I went to a lecture by Sir Anthony Leggett at Otterbein University tonight. His question was this: where does the weirdness of quantum mechanics go in the real world?
He started by describing the double-slit experiment as the classic example of quantum weirdness. I actually prefer Richard Feynman’s much simpler example of quantum weirdness in everyday life. Aim a photon gun at a pane of glass. To make it easy, suppose there is a 50% chance of the photon getting through. If your photon gun shoots one photon at a time, say, one every hour, then you can capture each photon event. Either the photon gets through or it bounces off.
Here’s the problem. Each photon is absolutely identical. Why does one get through and the other not? There’s no reason, and no way of predicting which photon gets through and which doesn’t. According to quantum mechanics, until someone observes the photon it has neither passed through nor bounced off. Experiments of similar situations confirm that the photon really is in this weird middle world.
In the world of big things, we never see such strange behavior.
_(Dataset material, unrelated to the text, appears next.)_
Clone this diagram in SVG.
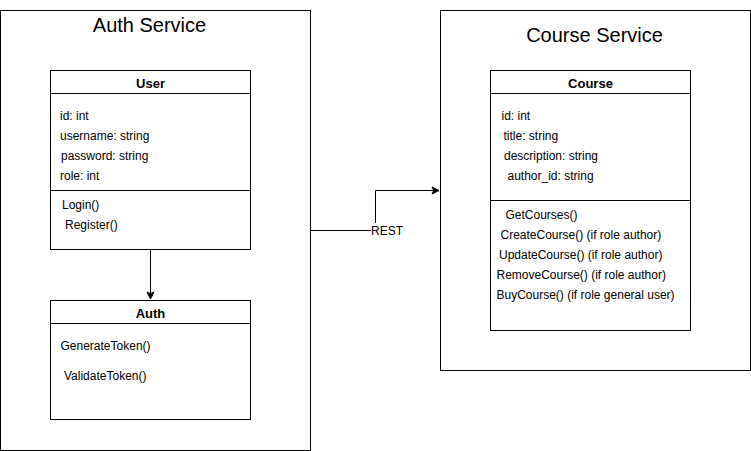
<svg xmlns="http://www.w3.org/2000/svg" width="751" height="451" viewBox="0 0 751 451">
<style>
.box{fill:#fff;stroke:#000;stroke-width:1}
.ln{fill:none;stroke:#000;stroke-width:1}
text{font-family:"Liberation Sans",Arial,sans-serif;fill:#000}
.t{font-size:20px;text-anchor:middle}
.h{font-size:13px;font-weight:bold;text-anchor:middle}
.a{font-size:12px}
</style>
<defs>
<marker id="arr" markerUnits="userSpaceOnUse" markerWidth="10" markerHeight="10" viewBox="0 0 10 10" refX="8" refY="5" orient="auto">
<path d="M8,5 L1,1.5 L2.75,5 L1,8.5 Z" fill="#000" stroke="#000" stroke-width="1"/>
</marker>
</defs>
<g id="auth-service">
<rect class="box" x="0.5" y="10.5" width="310" height="440"/>
<text class="t" x="149.5" y="32">Auth Service</text>
</g>
<g id="course-service">
<rect class="box" x="440.5" y="10.5" width="310" height="360"/>
<text class="t" x="594.5" y="42">Course Service</text>
</g>
<g id="user">
<rect class="box" x="50.5" y="70.5" width="200" height="179"/>
<line class="ln" x1="50.5" y1="93.5" x2="250.5" y2="93.5"/>
<line class="ln" x1="50.5" y1="190.5" x2="250.5" y2="190.5"/>
<text class="h" x="150.5" y="87.5">User</text>
<text class="a" x="60" y="119.5">id: int</text>
<text class="a" x="60" y="139.5">username: string</text>
<text class="a" x="61" y="159.5">password: string</text>
<text class="a" x="60" y="179.5">role: int</text>
<text class="a" x="62" y="208.5">Login()</text>
<text class="a" x="65" y="228.5">Register()</text>
</g>
<g id="auth">
<rect class="box" x="50.5" y="300.5" width="200" height="119"/>
<line class="ln" x1="50.5" y1="323.5" x2="250.5" y2="323.5"/>
<text class="h" x="150.5" y="317.5">Auth</text>
<text class="a" x="60.5" y="350">GenerateToken()</text>
<text class="a" x="64" y="380">ValidateToken()</text>
</g>
<g id="course">
<rect class="box" x="490.5" y="70.5" width="200" height="260"/>
<line class="ln" x1="490.5" y1="93.5" x2="690.5" y2="93.5"/>
<line class="ln" x1="490.5" y1="200.5" x2="690.5" y2="200.5"/>
<text class="h" x="590.5" y="87.5">Course</text>
<text class="a" x="501.5" y="119.5">id: int</text>
<text class="a" x="503.5" y="139.5">title: string</text>
<text class="a" x="504" y="159.5">description: string</text>
<text class="a" x="507.5" y="179.5">author_id: string</text>
<text class="a" x="505.5" y="218.5">GetCourses()</text>
<text class="a" x="500.5" y="238.5">CreateCourse() (if role author)</text>
<text class="a" x="499" y="258.5">UpdateCourse() (if role author)</text>
<text class="a" x="496.5" y="278.5">RemoveCourse() (if role author)</text>
<text class="a" x="496.5" y="298.5">BuyCourse() (if role general user)</text>
</g>
<g id="connectors">
<path class="ln" d="M150.5,249.5 V299" marker-end="url(#arr)"/>
<path class="ln" d="M310.5,230.5 H375.5 V190.5 H439" marker-end="url(#arr)"/>
<rect x="371" y="223" width="32" height="14" fill="#fff"/>
<text class="a" x="371" y="235">REST</text>
</g>
</svg>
Why? The traditional answer is that the real world is so complicated that quantum effects get smeared out. Dr. Leggett sneered at this answer, saying that just because evidence disappears (for instance, an axe used in a crime) doesn’t make the perpetrator any less guilty. In a bit of a twisted argument, Dr. Leggett said then that just because quantum effects aren’t visible in the world of big things is no proof that quantum effects are simply hidden by messiness.
OK, that’s a little twisted, so let’s try it again. Dr. Leggett is hoping to do experiments with several billion helium atoms. These several billion helium atoms could potentially display quantum behavior. Dr. Leggett says one of three things might happen.
First, the experiment might not work. Quantum effects are hidden by the noise, just as conventional wisdom says happens for any other event in the world of big things.
Second, the experiment might show quantum effects. If so, it would be the largest system yet to show quantum weirdness, bringing quantum weirdness one step closer to the world of people, turtles, and peanut butter sandwiches. That would be an achievement.
Third, the result Dr. Leggett hinted strongly that he was hoping for, the experiment might show no quantum effects, yet clearly not be swamped by noise. If this happens, Dr. Leggett says, then reductionism is dead. There are additional laws of physics, not just fuzzy smeariness resulting from complexity, that prevent quantum weirdness from showing up in the macroscopic world. There are laws of physics, in other words, that work only when lots of things are brought together. One hundred monkeys.
Dr. Leggett is excited by this idea. I hope it is the wrong idea. Why do I hope that? Surely new laws of physics, new things to discover, opens an exciting new world, much like the world that suddenly opened to scientists at the beginning of the last century as quantum mechanics, radioactivity, and relativity burst into the world.
Maybe I’m just too old. But I would mourn the loss of reductionism. Reductionism gets a bad rap, because people feel constrained by it. But reductionist ideas have been so very powerful. Atomic theory in physics and chemistry. Evolution in biology. Plate tectonics in geology. Big Bang cosmology in astronomy. These great ideas, these “theories of everything” have been so useful in all these fields.
Also, to me, reductionism is the essence of understanding. To understand something is to see its inner workings in terms of simpler, more fundamental somethings. I understand an engine when I reduce its parts to the laws of thermodynamics and motion. I understand the gas laws when I reduce them to the behavior of atoms. If, instead, the gas laws only made sense when you considered the collective, emergent behavior of 100 or 200 or 10 million atoms, we lose an elegant piece of the explainable universe.
Emergent properties are certainly real things (Why does water feel wet?), but my hunch, and my hope, I have to admit, is that as we understand more and more about emergent properties we’ll see that they “emerge” directly from the fundamental laws underlying everything, and not, as the non-reductionists hope, from new laws that only kick in as complexity grows.
The great thing about science is, someday we’ll know!